EX-5.1 2 ex51opinion.htm EXHIBIT 5.1 Exhibit


Exhibit 5.1
[Goodwin Procter LLP Letterhead]



September 4, 2019


Phillips Edison & Company, Inc.
11501 Northlake Drive
Cincinnati, Ohio 45249


Re:    Securities Registered under Registration Statement on Form S-4

Ladies and Gentlemen:

We have acted as counsel to you in connection with your filing of a Registration Statement on Form S-4 (as amended or supplemented, the “Registration Statement”) pursuant to the Securities Act of 1933, as amended (the “Securities Act”), relating to the registration by Phillips Edison & Company, Inc., a Maryland corporation (the “Company”), of up to 4,610,152 shares (the “Shares”) of the Company’s common stock, $0.01 par value per share, which may be issued to the stockholders of Phillips Edison Grocery Center REIT III, Inc., a Maryland corporation (“REIT III”), in connection with the merger contemplated by the Agreement and Plan of Merger, dated as of September 3, 2019, by and among the Company, Phillips Edison Grocery Center Operating Partnership I, L.P., a Delaware limited partnership, REIT Merger Sub, LLC, a Maryland limited liability company, and REIT III (the “Merger Agreement”).

We have reviewed such documents and made such examination of law as we have deemed appropriate to give the opinions set forth below. We have relied, without independent verification, on certificates of public officials and, as to matters of fact material to the opinions set forth below, on certificates of officers of the Company.  

The opinion set forth below is limited to the Maryland General Corporation Law.

Based on the foregoing, we are of the opinion that the Shares have been duly authorized and, upon issuance and delivery in exchange for the outstanding shares of capital stock of REIT III, in accordance with the terms of the Merger Agreement, will be validly issued, fully paid and non‑assessable.
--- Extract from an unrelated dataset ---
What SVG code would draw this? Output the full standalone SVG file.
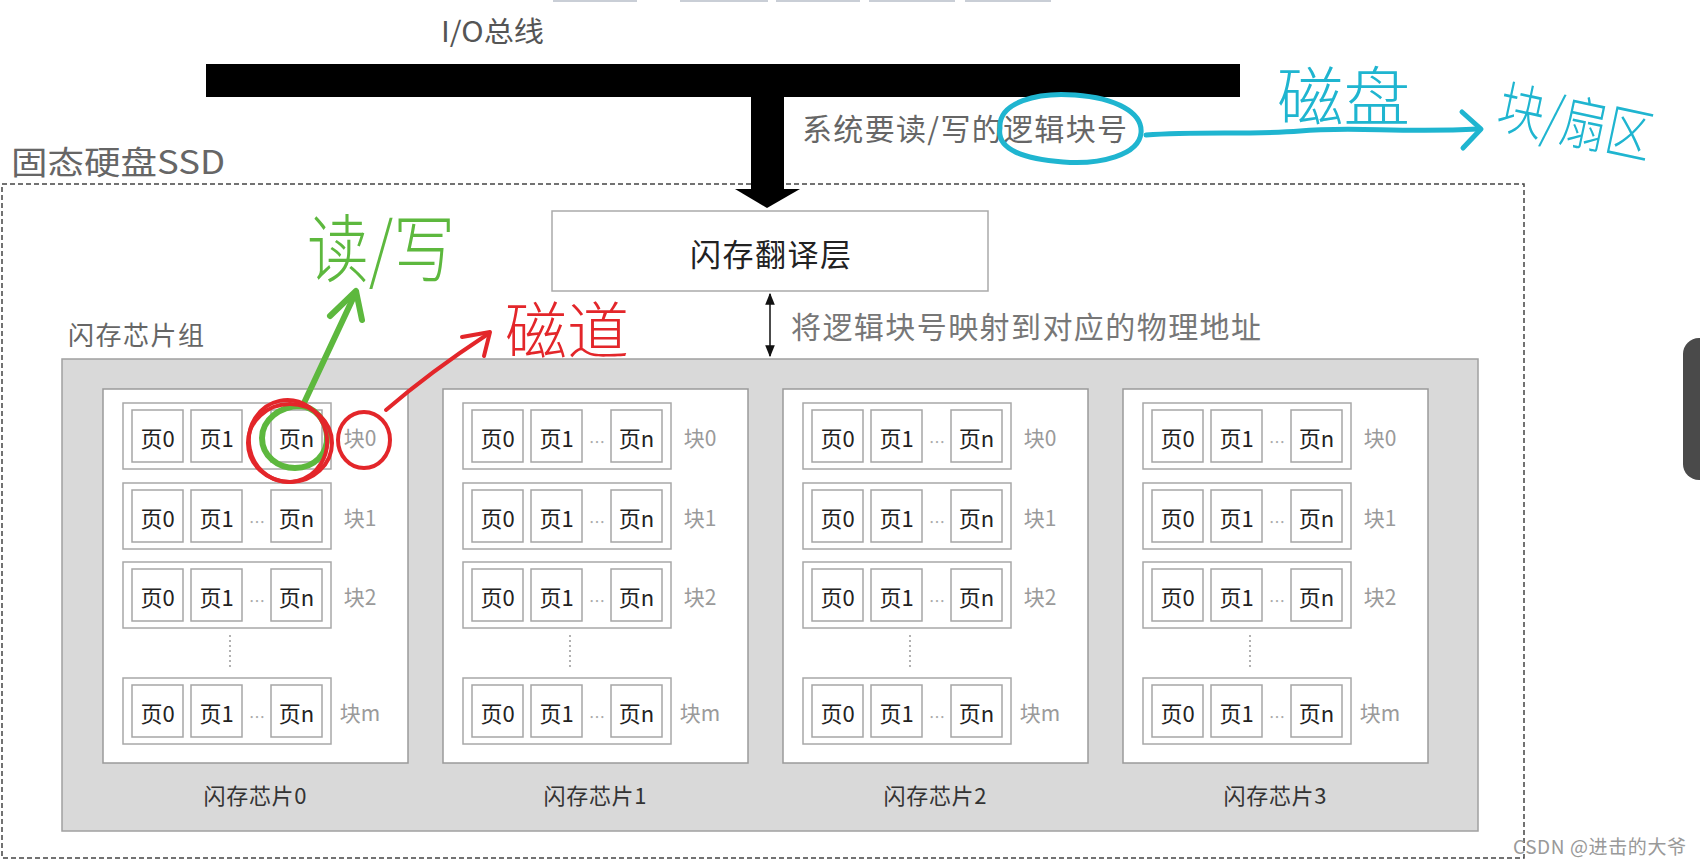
<svg xmlns="http://www.w3.org/2000/svg" width="1700" height="863" viewBox="0 0 1700 863">
<defs>
<style>
.cjk{font-family:"Noto Sans CJK SC","Noto Sans",sans-serif;dominant-baseline:central}
.pg{fill:#fff;stroke:#a6a6a6;stroke-width:1.5}
.blk{fill:#fff;stroke:#a8a8a8;stroke-width:1.5}
.chip{fill:#fff;stroke:#9a9a9a;stroke-width:1.5}
.pt{font-size:22px;fill:#222;text-anchor:middle}
.bt{font-size:21px;fill:#9a9a9a;text-anchor:middle}
.dots{font-size:16px;fill:#aaa;text-anchor:middle}
.ct{font-size:22px;fill:#333;text-anchor:middle}
.vd{stroke:#999;stroke-width:1.5;stroke-dasharray:2 3}
.hw{fill:none;stroke-linecap:round;stroke-linejoin:round}
.hwt{font-weight:300}
</style>
<marker id="ah" viewBox="0 0 10 10" refX="9" refY="5" markerWidth="8" markerHeight="8" orient="auto-start-reverse">
<path d="M0,1 L10,5 L0,9 Z" fill="#111"/>
</marker>
</defs>
<rect width="1700" height="863" fill="#fff"/>

<g id="topstrip" fill="#c9ced6">
<rect x="553" y="0" width="84" height="2"/>
<rect x="680" y="0" width="88" height="2"/>
<rect x="776" y="0" width="84" height="2"/>
<rect x="869" y="0" width="86" height="2"/>
<rect x="965" y="0" width="86" height="2"/>
</g>
<rect id="sidetab" x="1683" y="338" width="40" height="142" rx="16" fill="#4a4a4a"/>

<g id="iobus">
<text class="cjk" x="441" y="30" font-size="28" fill="#555" textLength="103" lengthAdjust="spacingAndGlyphs">I/O总线</text>
<rect x="206" y="64" width="1034" height="33" fill="#000"/>
</g>

<g id="ssd">
<text class="cjk" x="11" y="160" font-size="32" fill="#666" textLength="214" lengthAdjust="spacingAndGlyphs">固态硬盘SSD</text>
<rect x="2" y="184" width="1522" height="674" fill="none" stroke="#444" stroke-width="1.5" stroke-dasharray="5 3"/>
</g>

<g id="ftl">
<rect x="552" y="211" width="436" height="80" fill="#fff" stroke="#aaa" stroke-width="1.5"/>
<text class="cjk" x="690" y="252" font-size="31" fill="#222" textLength="161">闪存翻译层</text>
</g>

<g id="chipgroup">
<text class="cjk" x="68" y="333" font-size="26" fill="#666" textLength="136">闪存芯片组</text>
<rect x="62" y="359" width="1416" height="472" fill="#d9d9d9" stroke="#a0a0a0" stroke-width="1.5"/>
</g>

<g id="connectors">
<rect x="751" y="96" width="33" height="95" fill="#000"/>
<polygon points="735,189 800,189 767,208" fill="#000"/>
<line x1="770" y1="294" x2="770" y2="356" stroke="#111" stroke-width="1.5" marker-start="url(#ah)" marker-end="url(#ah)"/>
</g>
<text class="cjk" x="802" y="127" font-size="30" fill="#666" textLength="325">系统要读/写的逻辑块号</text>
<text class="cjk" x="791" y="325" font-size="30" fill="#777" textLength="470">将逻辑块号映射到对应的物理地址</text>

<g id="chip0">
<rect class="chip" x="103" y="389" width="305" height="374"/>
<rect class="blk" x="123" y="403" width="208" height="66"/>
<rect class="pg" x="132" y="410" width="51" height="52"/><rect class="pg" x="191" y="410" width="51" height="52"/><rect class="pg" x="271" y="410" width="51" height="52"/>
<text class="cjk pt" x="157.5" y="437">页0</text><text class="cjk pt" x="216.5" y="437">页1</text><text class="cjk pt" x="296.5" y="437">页n</text>
<text class="cjk bt" x="360" y="437">块0</text>
<rect class="blk" x="123" y="483" width="208" height="66"/>
<rect class="pg" x="132" y="490" width="51" height="52"/><rect class="pg" x="191" y="490" width="51" height="52"/><rect class="pg" x="271" y="490" width="51" height="52"/>
<text class="cjk pt" x="157.5" y="517">页0</text><text class="cjk pt" x="216.5" y="517">页1</text><text class="cjk pt" x="296.5" y="517">页n</text>
<text class="cjk dots" x="257" y="521">…</text><text class="cjk bt" x="360" y="517">块1</text>
<rect class="blk" x="123" y="562" width="208" height="66"/>
<rect class="pg" x="132" y="569" width="51" height="52"/><rect class="pg" x="191" y="569" width="51" height="52"/><rect class="pg" x="271" y="569" width="51" height="52"/>
<text class="cjk pt" x="157.5" y="596">页0</text><text class="cjk pt" x="216.5" y="596">页1</text><text class="cjk pt" x="296.5" y="596">页n</text>
<text class="cjk dots" x="257" y="600">…</text><text class="cjk bt" x="360" y="596">块2</text>
<line class="vd" x1="230" y1="635" x2="230" y2="668"/>
<rect class="blk" x="123" y="678" width="208" height="66"/>
<rect class="pg" x="132" y="685" width="51" height="52"/><rect class="pg" x="191" y="685" width="51" height="52"/><rect class="pg" x="271" y="685" width="51" height="52"/>
<text class="cjk pt" x="157.5" y="712">页0</text><text class="cjk pt" x="216.5" y="712">页1</text><text class="cjk pt" x="296.5" y="712">页n</text>
<text class="cjk dots" x="257" y="716">…</text><text class="cjk bt" x="360" y="712">块m</text>
<text class="cjk ct" x="255" y="794" textLength="103">闪存芯片0</text>
</g>

<g id="chip1">
<rect class="chip" x="443" y="389" width="305" height="374"/>
<rect class="blk" x="463" y="403" width="208" height="66"/>
<rect class="pg" x="472" y="410" width="51" height="52"/><rect class="pg" x="531" y="410" width="51" height="52"/><rect class="pg" x="611" y="410" width="51" height="52"/>
<text class="cjk pt" x="497.5" y="437">页0</text><text class="cjk pt" x="556.5" y="437">页1</text><text class="cjk pt" x="636.5" y="437">页n</text>
<text class="cjk dots" x="597" y="441">…</text><text class="cjk bt" x="700" y="437">块0</text>
<rect class="blk" x="463" y="483" width="208" height="66"/>
<rect class="pg" x="472" y="490" width="51" height="52"/><rect class="pg" x="531" y="490" width="51" height="52"/><rect class="pg" x="611" y="490" width="51" height="52"/>
<text class="cjk pt" x="497.5" y="517">页0</text><text class="cjk pt" x="556.5" y="517">页1</text><text class="cjk pt" x="636.5" y="517">页n</text>
<text class="cjk dots" x="597" y="521">…</text><text class="cjk bt" x="700" y="517">块1</text>
<rect class="blk" x="463" y="562" width="208" height="66"/>
<rect class="pg" x="472" y="569" width="51" height="52"/><rect class="pg" x="531" y="569" width="51" height="52"/><rect class="pg" x="611" y="569" width="51" height="52"/>
<text class="cjk pt" x="497.5" y="596">页0</text><text class="cjk pt" x="556.5" y="596">页1</text><text class="cjk pt" x="636.5" y="596">页n</text>
<text class="cjk dots" x="597" y="600">…</text><text class="cjk bt" x="700" y="596">块2</text>
<line class="vd" x1="570" y1="635" x2="570" y2="668"/>
<rect class="blk" x="463" y="678" width="208" height="66"/>
<rect class="pg" x="472" y="685" width="51" height="52"/><rect class="pg" x="531" y="685" width="51" height="52"/><rect class="pg" x="611" y="685" width="51" height="52"/>
<text class="cjk pt" x="497.5" y="712">页0</text><text class="cjk pt" x="556.5" y="712">页1</text><text class="cjk pt" x="636.5" y="712">页n</text>
<text class="cjk dots" x="597" y="716">…</text><text class="cjk bt" x="700" y="712">块m</text>
<text class="cjk ct" x="595" y="794" textLength="103">闪存芯片1</text>
</g>

<g id="chip2">
<rect class="chip" x="783" y="389" width="305" height="374"/>
<rect class="blk" x="803" y="403" width="208" height="66"/>
<rect class="pg" x="812" y="410" width="51" height="52"/><rect class="pg" x="871" y="410" width="51" height="52"/><rect class="pg" x="951" y="410" width="51" height="52"/>
<text class="cjk pt" x="837.5" y="437">页0</text><text class="cjk pt" x="896.5" y="437">页1</text><text class="cjk pt" x="976.5" y="437">页n</text>
<text class="cjk dots" x="937" y="441">…</text><text class="cjk bt" x="1040" y="437">块0</text>
<rect class="blk" x="803" y="483" width="208" height="66"/>
<rect class="pg" x="812" y="490" width="51" height="52"/><rect class="pg" x="871" y="490" width="51" height="52"/><rect class="pg" x="951" y="490" width="51" height="52"/>
<text class="cjk pt" x="837.5" y="517">页0</text><text class="cjk pt" x="896.5" y="517">页1</text><text class="cjk pt" x="976.5" y="517">页n</text>
<text class="cjk dots" x="937" y="521">…</text><text class="cjk bt" x="1040" y="517">块1</text>
<rect class="blk" x="803" y="562" width="208" height="66"/>
<rect class="pg" x="812" y="569" width="51" height="52"/><rect class="pg" x="871" y="569" width="51" height="52"/><rect class="pg" x="951" y="569" width="51" height="52"/>
<text class="cjk pt" x="837.5" y="596">页0</text><text class="cjk pt" x="896.5" y="596">页1</text><text class="cjk pt" x="976.5" y="596">页n</text>
<text class="cjk dots" x="937" y="600">…</text><text class="cjk bt" x="1040" y="596">块2</text>
<line class="vd" x1="910" y1="635" x2="910" y2="668"/>
<rect class="blk" x="803" y="678" width="208" height="66"/>
<rect class="pg" x="812" y="685" width="51" height="52"/><rect class="pg" x="871" y="685" width="51" height="52"/><rect class="pg" x="951" y="685" width="51" height="52"/>
<text class="cjk pt" x="837.5" y="712">页0</text><text class="cjk pt" x="896.5" y="712">页1</text><text class="cjk pt" x="976.5" y="712">页n</text>
<text class="cjk dots" x="937" y="716">…</text><text class="cjk bt" x="1040" y="712">块m</text>
<text class="cjk ct" x="935" y="794" textLength="103">闪存芯片2</text>
</g>

<g id="chip3">
<rect class="chip" x="1123" y="389" width="305" height="374"/>
<rect class="blk" x="1143" y="403" width="208" height="66"/>
<rect class="pg" x="1152" y="410" width="51" height="52"/><rect class="pg" x="1211" y="410" width="51" height="52"/><rect class="pg" x="1291" y="410" width="51" height="52"/>
<text class="cjk pt" x="1177.5" y="437">页0</text><text class="cjk pt" x="1236.5" y="437">页1</text><text class="cjk pt" x="1316.5" y="437">页n</text>
<text class="cjk dots" x="1277" y="441">…</text><text class="cjk bt" x="1380" y="437">块0</text>
<rect class="blk" x="1143" y="483" width="208" height="66"/>
<rect class="pg" x="1152" y="490" width="51" height="52"/><rect class="pg" x="1211" y="490" width="51" height="52"/><rect class="pg" x="1291" y="490" width="51" height="52"/>
<text class="cjk pt" x="1177.5" y="517">页0</text><text class="cjk pt" x="1236.5" y="517">页1</text><text class="cjk pt" x="1316.5" y="517">页n</text>
<text class="cjk dots" x="1277" y="521">…</text><text class="cjk bt" x="1380" y="517">块1</text>
<rect class="blk" x="1143" y="562" width="208" height="66"/>
<rect class="pg" x="1152" y="569" width="51" height="52"/><rect class="pg" x="1211" y="569" width="51" height="52"/><rect class="pg" x="1291" y="569" width="51" height="52"/>
<text class="cjk pt" x="1177.5" y="596">页0</text><text class="cjk pt" x="1236.5" y="596">页1</text><text class="cjk pt" x="1316.5" y="596">页n</text>
<text class="cjk dots" x="1277" y="600">…</text><text class="cjk bt" x="1380" y="596">块2</text>
<line class="vd" x1="1250" y1="635" x2="1250" y2="668"/>
<rect class="blk" x="1143" y="678" width="208" height="66"/>
<rect class="pg" x="1152" y="685" width="51" height="52"/><rect class="pg" x="1211" y="685" width="51" height="52"/><rect class="pg" x="1291" y="685" width="51" height="52"/>
<text class="cjk pt" x="1177.5" y="712">页0</text><text class="cjk pt" x="1236.5" y="712">页1</text><text class="cjk pt" x="1316.5" y="712">页n</text>
<text class="cjk dots" x="1277" y="716">…</text><text class="cjk bt" x="1380" y="712">块m</text>
<text class="cjk ct" x="1275" y="794" textLength="103">闪存芯片3</text>
</g>

<text class="cjk" x="1513" y="845" font-size="19" fill="#999" textLength="173">CSDN @进击的大爷</text>

<g id="annotations">
<g stroke="#1fb5d0" stroke-width="5" class="hw">
<path d="M1000,128 C998,102 1038,92 1075,95 C1115,98 1143,112 1141,133 C1139,155 1100,165 1063,162 C1025,159 996,150 1000,128 Z"/>
<path d="M1146,135 C1200,131 1250,135 1300,131 C1350,126 1400,133 1478,129"/>
<path d="M1462,112 L1481,129 L1463,148"/>
</g>
<text class="cjk hwt" x="1277" y="92" font-size="64" fill="#1fb5d0" textLength="133" lengthAdjust="spacingAndGlyphs">磁盘</text>
<text class="cjk hwt" x="1500" y="102" font-size="58" fill="#1fb5d0" textLength="156" lengthAdjust="spacingAndGlyphs" transform="rotate(12 1500 102)">块/扇区</text>

<g stroke="#5db83e" stroke-width="6" class="hw">
<path d="M300,406 C280,406 262,420 262,438 C262,456 278,468 295,468 C314,468 328,454 327,436 C326,420 315,407 300,406"/>
<path d="M304,403 L356,292"/>
<path d="M330,316 L356,291 L362,320"/>
</g>
<text class="cjk hwt" x="307" y="243" font-size="74" fill="#5db83e" textLength="148" lengthAdjust="spacingAndGlyphs">读/写</text>

<g stroke="#e3262a" stroke-width="4" class="hw">
<ellipse cx="290" cy="443" rx="42" ry="39"/>
<ellipse cx="288" cy="441" rx="39" ry="41" transform="rotate(-12 288 441)"/>
<ellipse cx="364" cy="440" rx="26" ry="28"/>
<path d="M386,410 Q430,372 488,334"/>
<path d="M462,337 L490,332 L484,356"/>
</g>
<text class="cjk hwt" x="505" y="327" font-size="62" fill="#e3262a" textLength="124" lengthAdjust="spacingAndGlyphs">磁道</text>
</g>
</svg>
We hereby consent to the inclusion of this opinion as Exhibit 5.1 to the Registration Statement and to the references to our firm under the caption “Legal Matters” in the Registration Statement. In giving our consent, we do not admit that we are in the category of persons whose consent is required under Section 7 of the Securities Act or the rules and regulations thereunder.